The printing press was the key. Maps could now be mass-produced and disseminated. What had potentially been a lone valuable manuscript in a monastery library could now be printed and taken to merchants, explorers, and monarchs. Information was on the move, and with it, greed.
Imagine the authority of those early minutes: a sailor grasping a chart that identified the rim of Africa, a merchant unrolling a map that indicated a route to Asia, a monarch staring at a world that seemed to be expanding with each stroke on the page. The promise of potential was exhilarating.
Maps as Instruments of Power
Maps were never politically neutral. They bore the ambitions of those who had them drawn up. Once European empires started to expand outside their continents, maps became weapons of conquest and domination. A newly found territory was rapidly drawn, given a name, and claimed, usually with scant attention to the residents already there.
Cartography was a language of power. To place a line on a map was to claim ownership. Colonies were not merely conquered with ships and troops but also with charts and atlases. To Europeans, the map was evidence of possession. To indigenous peoples, it often was evidence of displacement.
At the same time, maps were badges of pride. Rulers kept showy world maps in their courts, not only as navigational instruments but as spoils of exploration. They were as much art as science, adorned with sea monsters, compass roses, and pictures of faraway peoples and strange animals.

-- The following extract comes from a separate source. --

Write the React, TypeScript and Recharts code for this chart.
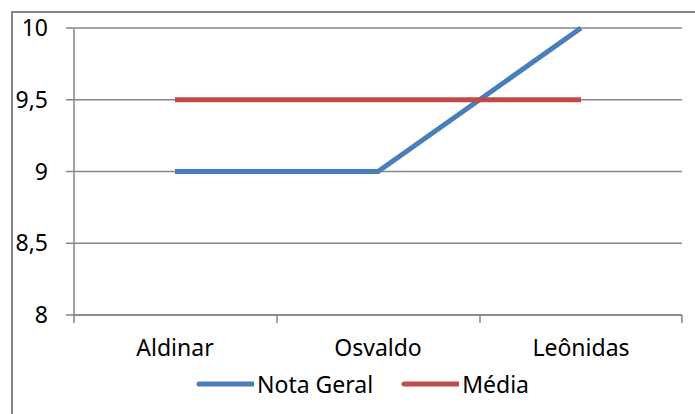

A New Way of Seeing the World
The impact of these maps went beyond empire. They changed the way ordinary people imagined the earth. For the first time, one could see the continents drawn together in a single frame. Oceans that once seemed endless became measurable. The globe, which had been an abstract idea since antiquity, was now something tangible.
This change of mind was fundamental. Maps prompted people to think on a global scale, to realize that far-off places were linked, that commerce, conflict, and culture extended far past the horizon. They prompted curiosity. They inspired travel. They made the world, in a way, smaller and more comprehensible.
And yet, despite their increasing accuracy, maps were still profoundly human documents. They were full of errors, prejudices, and conjectures. Coastlines were distorted, islands misplaced, and areas inflated or reduced. But that, too, is part of their tale: maps show not only the world as it existed, but the world as folk thought of it.
The Legacy of the Age of Exploration
Now, when we unfold a map on a telephone or have satellites mapping out our location with pinpoint accuracy, we take for granted the magic that older maps had. But during their time, those hand-drawn maps were groundbreaking. They provided the link between imagination and reality, the known and the unknown.
They also remind us of the two sides of human progress. Maps facilitated connecting cultures, expanding knowledge, and spurring discovery. They were also used to justify conquest, erase identity, and carve up lands with borders that continue to spark war today.
Maybe that is why map history remains so compelling. They are not geography’s mere records. They are records of human aspiration our desire to travel, to conquer, to comprehend, and to belong.
The World on Paper
The Age of Exploration was a time of bravery, aspiration, and occasionally brutality. At its center were maps tissue-thin leaves of parchment that bore whole worlds on their surfaces. They were navigators for seamen, instruments of empire-building for nations, and portals for visionaries.
To view those ancient maps today is to see both the confines and the genius of the human intellect. They remind us that history is not a matter of battles and voyages alone, but of the subtle, painstaking labour of those who placed lines on a page, and in so doing, remapped the world’s horizons.